The spread and perceived cause of antibiotics-resistant of human Campylobacter infection.

The spread of Campylobacter infections in humans are commonly associated with ingestion of undercooked poultry, unpasteurized milk, untreated water, and contact with livestock. The infection can also be found in the feces of some of pets such as dogs and cats etc., particularly, pets with diarrhea, and hence humans can become infected if they don’t properly wash their hands after handling these pets. The misuse of antibiotics on livestock plays pivotal role in the spread of campylobacter infection, for instance, when one animal becomes infected, prophylactic antibiotics might be given to the whole herd. This practice may be beneficial to the farmer in certain circumstances. However, such practice may lead to evolution of antibiotics-resistant strains of the bacteria.


The so-called stomach flu in humans have the following associated symptoms including Diarrhea (sometimes with blood), Nausea and vomiting, fever and headache. Even though not all that are infected gets sick, however, Individuals who eventually falls ill develops symptoms usually 1-7 days after infection and it last for about a week.

 Rare complication of Campylobacter infection includes; Erythema nodosum, painful infection of the fatty layer of the skin, usually on the leg and Gullain-Barre syndrome, reactive arthritis, joint inflammation.

Diagnosis of Campylobacter infection

Campylobacter bacteria can be detected in stool, body tissue, or fluids. The laboratory test could be a culture that isolates the bacteria or a rapid diagnostic test (RDT) that detects genetic material of the bacteria.  In very rare cases, campylobacter can enter the blood stream. In this case a life-threatening infection is developed and at such a blood test is required.

Treatment of antibiotic resistant Campylobacter                                                                     

There is no specific treatment for most cases of Campylobacteriosis, individuals with mild cases of campylobacter infection don’t need antibiotics, all they need is to drink plenty of fluids while diarrhea last. while individuals with serious illness might need antibiotics such as azithromycin and ciprofloxacin.  However, some of these bacteria are now resistant to the antibiotics commonly used for its treatment as result Campylobacter infection that are antibiotic-resistant can prove more difficult to treat, last longer, and cause more serious illness. These infections ca therefore pose a serious public health threat.

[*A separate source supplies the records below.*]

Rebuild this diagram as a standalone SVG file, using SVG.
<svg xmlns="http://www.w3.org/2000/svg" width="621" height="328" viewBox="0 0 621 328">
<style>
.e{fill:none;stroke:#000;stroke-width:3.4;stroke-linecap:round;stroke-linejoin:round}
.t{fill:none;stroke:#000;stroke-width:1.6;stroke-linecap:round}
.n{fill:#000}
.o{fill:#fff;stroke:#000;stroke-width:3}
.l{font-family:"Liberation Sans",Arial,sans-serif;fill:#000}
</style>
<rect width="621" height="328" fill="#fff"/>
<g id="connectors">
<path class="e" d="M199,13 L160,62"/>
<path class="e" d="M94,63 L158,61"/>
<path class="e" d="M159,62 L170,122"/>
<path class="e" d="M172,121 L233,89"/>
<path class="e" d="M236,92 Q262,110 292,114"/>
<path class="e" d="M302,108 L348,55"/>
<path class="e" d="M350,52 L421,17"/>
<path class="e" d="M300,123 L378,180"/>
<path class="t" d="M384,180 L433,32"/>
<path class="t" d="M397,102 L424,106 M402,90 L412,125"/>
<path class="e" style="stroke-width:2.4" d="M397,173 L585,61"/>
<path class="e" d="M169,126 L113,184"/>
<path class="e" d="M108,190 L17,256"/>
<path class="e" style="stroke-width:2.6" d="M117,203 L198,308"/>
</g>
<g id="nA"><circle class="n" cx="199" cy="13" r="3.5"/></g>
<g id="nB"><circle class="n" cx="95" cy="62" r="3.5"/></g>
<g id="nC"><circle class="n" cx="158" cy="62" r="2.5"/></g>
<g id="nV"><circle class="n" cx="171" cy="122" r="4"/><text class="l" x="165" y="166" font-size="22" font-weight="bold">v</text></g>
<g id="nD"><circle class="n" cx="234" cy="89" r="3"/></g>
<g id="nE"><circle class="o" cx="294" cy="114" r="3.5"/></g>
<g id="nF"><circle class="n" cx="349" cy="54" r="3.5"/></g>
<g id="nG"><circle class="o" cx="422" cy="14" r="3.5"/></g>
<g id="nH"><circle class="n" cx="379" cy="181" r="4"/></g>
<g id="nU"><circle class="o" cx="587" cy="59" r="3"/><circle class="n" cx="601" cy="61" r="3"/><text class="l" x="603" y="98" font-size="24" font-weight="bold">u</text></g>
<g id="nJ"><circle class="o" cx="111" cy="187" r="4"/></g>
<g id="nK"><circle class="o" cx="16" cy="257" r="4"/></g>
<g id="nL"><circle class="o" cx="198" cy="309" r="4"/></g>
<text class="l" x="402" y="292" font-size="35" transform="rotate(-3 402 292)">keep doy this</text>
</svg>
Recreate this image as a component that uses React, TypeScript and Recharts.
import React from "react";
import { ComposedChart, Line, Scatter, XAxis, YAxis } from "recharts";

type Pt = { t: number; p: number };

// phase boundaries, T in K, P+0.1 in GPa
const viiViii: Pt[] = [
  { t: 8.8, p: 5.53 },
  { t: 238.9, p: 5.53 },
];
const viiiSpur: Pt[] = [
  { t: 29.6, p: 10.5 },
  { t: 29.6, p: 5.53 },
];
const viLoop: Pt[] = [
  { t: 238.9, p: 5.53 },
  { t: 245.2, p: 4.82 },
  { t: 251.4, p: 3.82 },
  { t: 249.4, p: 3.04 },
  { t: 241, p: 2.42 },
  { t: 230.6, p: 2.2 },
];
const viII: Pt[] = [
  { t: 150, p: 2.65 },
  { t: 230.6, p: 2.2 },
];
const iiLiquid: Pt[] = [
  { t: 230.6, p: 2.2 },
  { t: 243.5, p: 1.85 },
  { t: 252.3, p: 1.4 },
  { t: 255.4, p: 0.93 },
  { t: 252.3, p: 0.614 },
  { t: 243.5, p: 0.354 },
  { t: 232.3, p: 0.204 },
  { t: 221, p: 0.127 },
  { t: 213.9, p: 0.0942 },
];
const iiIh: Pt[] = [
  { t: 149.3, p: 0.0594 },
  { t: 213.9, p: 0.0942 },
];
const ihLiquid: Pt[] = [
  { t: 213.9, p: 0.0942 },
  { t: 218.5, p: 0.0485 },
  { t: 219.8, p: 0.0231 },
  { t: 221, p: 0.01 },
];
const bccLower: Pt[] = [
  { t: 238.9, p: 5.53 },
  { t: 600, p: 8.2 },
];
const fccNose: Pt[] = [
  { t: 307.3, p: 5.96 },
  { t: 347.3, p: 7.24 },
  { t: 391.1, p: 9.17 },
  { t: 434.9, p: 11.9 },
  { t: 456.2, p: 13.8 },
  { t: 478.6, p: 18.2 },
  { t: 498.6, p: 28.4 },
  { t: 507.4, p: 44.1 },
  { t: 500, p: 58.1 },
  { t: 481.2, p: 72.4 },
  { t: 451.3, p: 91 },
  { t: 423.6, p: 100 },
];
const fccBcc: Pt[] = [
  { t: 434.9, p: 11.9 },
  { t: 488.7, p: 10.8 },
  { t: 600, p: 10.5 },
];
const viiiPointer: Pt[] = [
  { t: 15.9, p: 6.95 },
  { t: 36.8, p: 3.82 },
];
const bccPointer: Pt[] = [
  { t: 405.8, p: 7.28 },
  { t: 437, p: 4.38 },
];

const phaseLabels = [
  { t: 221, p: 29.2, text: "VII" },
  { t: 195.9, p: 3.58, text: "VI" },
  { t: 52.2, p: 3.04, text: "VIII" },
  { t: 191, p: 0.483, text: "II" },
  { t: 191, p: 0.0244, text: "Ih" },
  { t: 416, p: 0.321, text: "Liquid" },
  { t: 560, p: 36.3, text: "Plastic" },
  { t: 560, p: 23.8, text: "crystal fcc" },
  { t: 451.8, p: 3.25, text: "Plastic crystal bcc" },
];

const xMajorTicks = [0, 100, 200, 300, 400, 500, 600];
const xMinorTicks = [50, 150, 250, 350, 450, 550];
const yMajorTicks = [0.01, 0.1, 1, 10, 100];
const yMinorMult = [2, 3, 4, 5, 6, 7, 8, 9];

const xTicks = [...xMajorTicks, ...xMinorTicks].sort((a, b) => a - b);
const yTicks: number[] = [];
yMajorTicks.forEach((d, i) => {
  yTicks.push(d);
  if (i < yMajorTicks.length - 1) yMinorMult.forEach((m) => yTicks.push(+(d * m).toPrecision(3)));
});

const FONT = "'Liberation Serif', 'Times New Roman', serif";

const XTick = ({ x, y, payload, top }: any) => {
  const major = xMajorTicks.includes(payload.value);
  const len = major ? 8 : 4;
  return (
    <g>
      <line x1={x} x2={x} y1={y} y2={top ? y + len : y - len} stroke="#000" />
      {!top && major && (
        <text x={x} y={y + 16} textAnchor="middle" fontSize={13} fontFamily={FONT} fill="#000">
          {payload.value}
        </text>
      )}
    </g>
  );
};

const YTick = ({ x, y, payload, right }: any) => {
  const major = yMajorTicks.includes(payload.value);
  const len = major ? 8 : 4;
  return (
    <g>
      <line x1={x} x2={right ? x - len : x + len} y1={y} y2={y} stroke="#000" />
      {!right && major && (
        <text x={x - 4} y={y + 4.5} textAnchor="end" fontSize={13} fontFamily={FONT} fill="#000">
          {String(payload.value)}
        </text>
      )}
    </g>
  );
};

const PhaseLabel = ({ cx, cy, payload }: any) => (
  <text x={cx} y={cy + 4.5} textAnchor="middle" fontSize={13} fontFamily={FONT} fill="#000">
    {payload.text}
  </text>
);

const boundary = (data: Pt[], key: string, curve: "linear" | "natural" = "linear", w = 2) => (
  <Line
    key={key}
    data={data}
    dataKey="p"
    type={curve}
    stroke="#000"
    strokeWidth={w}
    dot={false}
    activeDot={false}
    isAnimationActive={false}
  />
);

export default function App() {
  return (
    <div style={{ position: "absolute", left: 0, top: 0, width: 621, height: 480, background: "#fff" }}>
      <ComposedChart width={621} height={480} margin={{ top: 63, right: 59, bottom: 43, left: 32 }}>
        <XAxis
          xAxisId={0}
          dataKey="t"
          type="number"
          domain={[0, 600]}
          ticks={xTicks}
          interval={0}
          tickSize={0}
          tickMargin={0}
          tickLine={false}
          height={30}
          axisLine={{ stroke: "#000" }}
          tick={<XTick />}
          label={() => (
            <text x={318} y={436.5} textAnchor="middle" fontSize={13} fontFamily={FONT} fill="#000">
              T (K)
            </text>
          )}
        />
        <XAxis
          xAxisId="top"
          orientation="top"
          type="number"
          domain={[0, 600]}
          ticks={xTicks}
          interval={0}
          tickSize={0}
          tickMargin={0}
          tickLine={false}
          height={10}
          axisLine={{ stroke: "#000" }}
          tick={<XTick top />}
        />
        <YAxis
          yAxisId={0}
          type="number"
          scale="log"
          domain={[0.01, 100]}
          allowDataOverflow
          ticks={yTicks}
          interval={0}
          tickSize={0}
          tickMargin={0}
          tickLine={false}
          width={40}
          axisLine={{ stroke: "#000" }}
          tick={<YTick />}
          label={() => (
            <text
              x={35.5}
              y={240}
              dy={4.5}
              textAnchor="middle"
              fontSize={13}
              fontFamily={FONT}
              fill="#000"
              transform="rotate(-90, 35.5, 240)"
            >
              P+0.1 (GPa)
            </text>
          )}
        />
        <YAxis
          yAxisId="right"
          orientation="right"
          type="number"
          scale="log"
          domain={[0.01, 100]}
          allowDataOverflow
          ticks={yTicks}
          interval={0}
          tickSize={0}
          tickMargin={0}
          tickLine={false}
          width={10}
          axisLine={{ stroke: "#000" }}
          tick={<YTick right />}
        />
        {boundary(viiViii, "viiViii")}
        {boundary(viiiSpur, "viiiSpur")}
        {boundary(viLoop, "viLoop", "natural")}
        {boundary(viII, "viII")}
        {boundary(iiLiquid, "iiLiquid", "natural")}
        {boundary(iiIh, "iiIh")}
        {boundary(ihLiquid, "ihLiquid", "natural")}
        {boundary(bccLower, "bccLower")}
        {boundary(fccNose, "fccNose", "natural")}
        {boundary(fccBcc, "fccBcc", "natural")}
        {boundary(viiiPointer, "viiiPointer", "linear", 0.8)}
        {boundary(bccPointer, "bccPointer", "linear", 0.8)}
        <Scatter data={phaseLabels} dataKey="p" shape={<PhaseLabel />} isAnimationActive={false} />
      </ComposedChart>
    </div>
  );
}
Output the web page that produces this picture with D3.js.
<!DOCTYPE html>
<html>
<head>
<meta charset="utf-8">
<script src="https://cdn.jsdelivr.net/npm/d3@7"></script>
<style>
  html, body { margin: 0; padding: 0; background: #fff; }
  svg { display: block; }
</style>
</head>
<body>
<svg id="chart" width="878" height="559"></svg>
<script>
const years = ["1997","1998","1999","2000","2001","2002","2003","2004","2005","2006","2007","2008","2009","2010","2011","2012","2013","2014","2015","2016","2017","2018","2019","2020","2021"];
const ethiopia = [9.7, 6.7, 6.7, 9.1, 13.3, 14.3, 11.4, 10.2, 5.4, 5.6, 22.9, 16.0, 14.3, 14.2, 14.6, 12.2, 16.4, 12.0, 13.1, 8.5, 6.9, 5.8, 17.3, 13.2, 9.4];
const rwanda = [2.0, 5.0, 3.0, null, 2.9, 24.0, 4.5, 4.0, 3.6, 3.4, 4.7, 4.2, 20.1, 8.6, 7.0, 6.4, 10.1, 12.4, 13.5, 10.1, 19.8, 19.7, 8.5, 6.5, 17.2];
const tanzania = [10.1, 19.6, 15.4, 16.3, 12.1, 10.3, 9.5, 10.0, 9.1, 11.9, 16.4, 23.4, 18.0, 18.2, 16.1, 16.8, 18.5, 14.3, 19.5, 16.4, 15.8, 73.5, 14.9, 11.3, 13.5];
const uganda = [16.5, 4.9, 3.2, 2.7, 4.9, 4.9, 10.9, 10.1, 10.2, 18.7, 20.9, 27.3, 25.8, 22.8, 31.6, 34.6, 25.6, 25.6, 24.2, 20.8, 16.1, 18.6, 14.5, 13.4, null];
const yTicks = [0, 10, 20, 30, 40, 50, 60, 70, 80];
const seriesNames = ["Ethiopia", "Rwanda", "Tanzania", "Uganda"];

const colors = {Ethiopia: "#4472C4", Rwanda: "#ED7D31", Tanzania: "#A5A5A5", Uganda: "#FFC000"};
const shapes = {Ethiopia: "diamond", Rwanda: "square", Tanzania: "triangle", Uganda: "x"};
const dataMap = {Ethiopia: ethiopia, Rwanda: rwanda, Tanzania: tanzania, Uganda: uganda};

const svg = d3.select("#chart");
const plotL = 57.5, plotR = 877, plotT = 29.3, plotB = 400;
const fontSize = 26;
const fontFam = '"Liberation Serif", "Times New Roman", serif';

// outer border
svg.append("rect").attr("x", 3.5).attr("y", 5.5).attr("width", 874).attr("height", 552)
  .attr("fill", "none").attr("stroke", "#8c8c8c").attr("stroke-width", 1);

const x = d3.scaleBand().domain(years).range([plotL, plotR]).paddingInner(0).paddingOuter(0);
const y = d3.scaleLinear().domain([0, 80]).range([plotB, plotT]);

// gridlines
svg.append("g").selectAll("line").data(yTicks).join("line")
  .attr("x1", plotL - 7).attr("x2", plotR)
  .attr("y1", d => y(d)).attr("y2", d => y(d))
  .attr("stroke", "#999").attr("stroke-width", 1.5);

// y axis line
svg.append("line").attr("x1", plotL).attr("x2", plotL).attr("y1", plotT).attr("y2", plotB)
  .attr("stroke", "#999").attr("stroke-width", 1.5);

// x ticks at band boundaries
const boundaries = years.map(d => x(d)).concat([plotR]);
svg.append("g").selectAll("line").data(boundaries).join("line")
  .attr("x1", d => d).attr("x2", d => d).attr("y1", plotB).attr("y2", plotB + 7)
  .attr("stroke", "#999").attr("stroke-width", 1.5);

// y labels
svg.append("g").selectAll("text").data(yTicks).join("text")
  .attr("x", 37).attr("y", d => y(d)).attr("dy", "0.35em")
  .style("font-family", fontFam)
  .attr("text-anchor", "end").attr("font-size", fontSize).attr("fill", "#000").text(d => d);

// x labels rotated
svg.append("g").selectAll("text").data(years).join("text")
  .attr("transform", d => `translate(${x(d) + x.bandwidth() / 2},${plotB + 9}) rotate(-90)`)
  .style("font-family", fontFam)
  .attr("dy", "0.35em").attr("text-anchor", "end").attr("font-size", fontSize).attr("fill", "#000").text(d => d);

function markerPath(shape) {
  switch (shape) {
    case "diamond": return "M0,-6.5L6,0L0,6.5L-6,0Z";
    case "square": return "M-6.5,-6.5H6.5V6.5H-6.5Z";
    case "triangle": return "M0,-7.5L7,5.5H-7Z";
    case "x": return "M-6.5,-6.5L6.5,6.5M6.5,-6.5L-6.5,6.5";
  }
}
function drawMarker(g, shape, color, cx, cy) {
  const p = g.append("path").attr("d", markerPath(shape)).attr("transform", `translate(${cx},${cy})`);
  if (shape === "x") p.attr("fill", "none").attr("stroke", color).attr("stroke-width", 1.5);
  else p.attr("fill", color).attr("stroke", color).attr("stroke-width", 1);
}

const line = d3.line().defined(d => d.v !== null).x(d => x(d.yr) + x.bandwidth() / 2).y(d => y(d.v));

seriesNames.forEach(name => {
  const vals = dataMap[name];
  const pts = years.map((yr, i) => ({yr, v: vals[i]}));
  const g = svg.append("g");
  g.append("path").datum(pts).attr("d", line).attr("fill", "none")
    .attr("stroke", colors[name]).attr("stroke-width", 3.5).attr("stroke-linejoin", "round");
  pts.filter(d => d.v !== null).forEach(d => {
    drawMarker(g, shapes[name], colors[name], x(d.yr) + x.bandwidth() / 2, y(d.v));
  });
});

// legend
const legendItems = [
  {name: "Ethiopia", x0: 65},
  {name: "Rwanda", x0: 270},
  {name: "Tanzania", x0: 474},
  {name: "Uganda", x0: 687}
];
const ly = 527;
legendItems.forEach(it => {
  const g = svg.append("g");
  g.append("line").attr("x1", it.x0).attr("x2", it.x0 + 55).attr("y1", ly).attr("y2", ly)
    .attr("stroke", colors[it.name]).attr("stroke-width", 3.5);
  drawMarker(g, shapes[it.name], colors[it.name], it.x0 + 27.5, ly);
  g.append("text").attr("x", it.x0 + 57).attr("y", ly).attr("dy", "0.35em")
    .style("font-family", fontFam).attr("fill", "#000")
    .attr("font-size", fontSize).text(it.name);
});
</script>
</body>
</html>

Campylobacter Infection and One Health Intervention

One health is an integral approach that recognizes the health of animals, humans, plants and the environment as closely related and interdependent sectors. One health emphasizes the need for collaborations and communication across different sectors to promote the health and well-being of all species. Therefore, to effectively contain antimicrobial resistance each of these sectors must use antibiotics judiciously as well as take other precautions. One health interventions for campylobacter infection typically involve a multifaceted approach that addresses the problem at different levels, including; improved animal husbandry hygiene practices, improved food handling and processing practices, educating the public about the risk associated with campylobacter infection, regular monitoring and surveillance of the prevalence of campylobacter infection in both animals and humans and finally antibiotic stewardship. This approach can help reduce the incidence of Campylobacter infection and improve the health and well-being of both animals and humans


In conclusion, Campylobacter is a significant public health concern that can cause severe illness as well as evolution of antibiotic-resistant strains in humans. However, appropriate use of antibiotics in both in animals and humans can reduce the development and spread of antibiotic-resistant strains of campylobacter. Ultimately, a one health approach can pave the way for a more sustainable and resilient future for all.